Primary functions consist of accepting deposits, lending money and investment of funds.
Bank receives idle savings of people in the form of deposits. It borrows money in the form of deposits. These deposits may be of any of the following types:
Current or demand deposit
In the case of current deposits money can be deposited and withdrawn at any time. Money can be withdrawn only by means of cheques. Usually a bank does not allow any interest on this kind of deposit because, bank cannot utilize these short term deposits. This type of deposits is generally opened by business people for their convenience. Current account holders should keep a minimum balance of Rs. 2000, to keep the account running.
Fixed or time deposits
These deposits are made for a fixed period. These can be withdrawn only after the expiry of the fixed period for which the deposits have been made. The bank gives higher rate of interest on this deposit. The rate of interest depends upon the duration of deposit. The longer the period the higher will be the rate of interest. For the evidence of the deposit, the banker issues a ‘Fixed Deposit Receipt’.
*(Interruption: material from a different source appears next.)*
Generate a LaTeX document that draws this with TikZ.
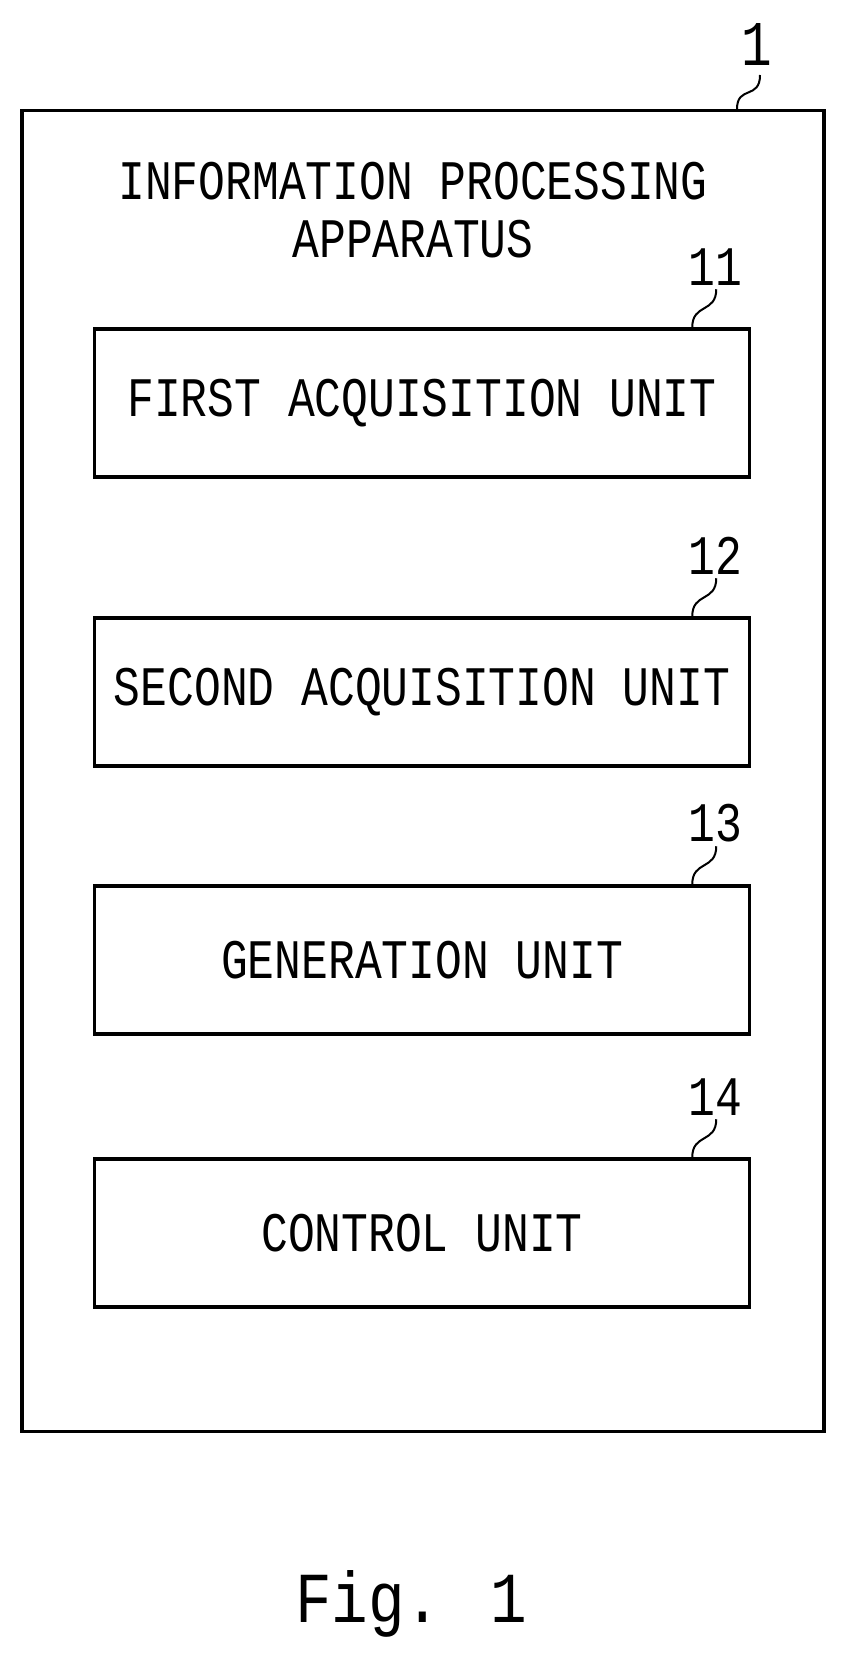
\documentclass[tikz,border=0pt]{standalone}
\usepackage{fontspec}
\setmainfont{Liberation Mono}
\usetikzlibrary{positioning,calc}
\begin{document}
\begin{tikzpicture}[
	x=1bp,y=-1bp,
	unit/.style={draw,line width=3.5bp,minimum width=655bp,minimum height=148bp,inner sep=0pt,font=\fontsize{56}{64}\selectfont},
	num/.style={font=\fontsize{56}{64}\selectfont,inner sep=0pt},
	lead/.style={line width=2bp}
	]
	\newcommand{\nar}[1]{\scalebox{0.8}[1]{#1}}
	\useasboundingbox (0,0) rectangle (847,1663);
	\node[draw,line width=3.5bp,minimum width=802bp,minimum height=1321bp,inner sep=0pt] (app) at (423,771) {};
	\node[num,align=center] (title) at (413,210) {\nar{INFORMATION PROCESSING}\\[-6bp]\nar{APPARATUS}};
	\node[num,font=\fontsize{64}{70}\selectfont] (n1) at (757,45) {\nar{1}};
	\coordinate (a1) at (737,109);
	\draw[lead] (a1) .. controls (737,85) and (760,100) .. (760,75);
	
	\node[unit] (u11) at (422,403) {\nar{FIRST ACQUISITION UNIT}};
	\node[unit] (u12) at (422,692) {\nar{SECOND ACQUISITION UNIT}};
	\node[unit] (u13) at (422,960) {\nar{GENERATION UNIT}};
	\node[unit] (u14) at (422,1233) {\nar{CONTROL UNIT}};
	
	\foreach \u/\t in {u11/11,u12/12,u13/13,u14/14}{
		\node[num,above=42bp of \u.north east,xshift=-36bp] (n\t) {\nar{\t}};
		\coordinate (b\t) at ([xshift=-59bp]\u.north east);
		\draw[lead] (b\t) .. controls ($(b\t)+(0,-24)$) and ($(b\t)+(24,-14)$) .. ($(b\t)+(24,-38)$);
	}
	
	\node[font=\fontsize{72}{80}\selectfont,inner sep=0pt] (fig) at (411,1604) {\scalebox{0.85}[1]{Fig. 1}};
\end{tikzpicture}
\end{document}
As the name suggests, this deposit is meant for promotion of savings and thrift among the people. In the case of savings deposits there are certain restrictions on the number of withdrawals or on the amount that can be withdrawn per week. A minimum balance of Rs. 100 should be maintained and if cheque book facility is allowed, the minimum balance should be Rs. 1000. On the savings deposit, the rate of interest is less than that on the fixed deposit.
This is one form of savings deposit. In this type of deposit, at the end of every week or month, a fixed amount is deposited regularly. The amount can be withdrawn only after the expiry of the specified period. This deposit works on the maxim ‘little drops of water make a big ocean’. It may be opened for monthly installments in sums of Rs. 100 or in multiples of Rs. 100 with a maximum of Rs. 1000.
Lending constitutes the second function f a commercial bank. Out of the deposits received, a bank lends money to the traders and businessmen. Money is lent usually for short periods only. A commercial bank lends in any one of the following ways:
In case of loan, the banker advances a lump sum for a certain period at an agreed rate of interest. The amount granted as loan is first credited in the borrower’s account. He can withdraw this amount at any time. The interest is charged for the full amount sanctioned whether he withdraws the money from this account or not. Loan is granted with or without security.
Cash credit is an arrangement by which the customer is allowed to borrow money up to a certain limit. The customer can withdraw the amount as and when required. Interest is charged only for the amount withdrawn and not for the whole amount as in the case of loan.
overdraft is an arrangement between a banker and his customer by which the customer is allowed to withdraw over and above the credit balance in the current account up to an agreed limit. The interest is charged only for the amount sanctioned. This is a temporary financial assistance. It is given either on personal security or on the security of assets.
Discounting of bills
Bank grants advances to their customers by discounting bills of exchange or pronote. In other words, money is lent on the security of bill of exchange or pronote. The amount after deducting the interest (discount) from the amount of the bill is credited in the account of the customer. Thus in this form of lending, the interest is received by the banker in advance. Bank, sometimes, purchases the bills instead of discounting them.
Investment of funds
Another function is investing the funds in some securities. While making investment a bank is required to observe three principles, namely liquidity, profitability and safety. A bank invests its funds in government securities issued by central government as well as state government. It also invests in other approved securities like the units of UTI, shares of GIC and LIC, securities of State Electricity Board etc.
It is a unique function of Commercial Banks. When a bank advances loan to its customer if doesn’t lend cash but opens an account in the borrowers name and credits the amount of loan to that account. Thus, whenever a bank grants loan, it creates an equal amount of bank deposits. Creation of deposits is called Credit Creation. In simple words we can define Credit creation as multiple expansions of deposits. Creation of such deposits will results an increase in the stock deposits. Creation of such deposits will results an increase in the stock of money in an economy.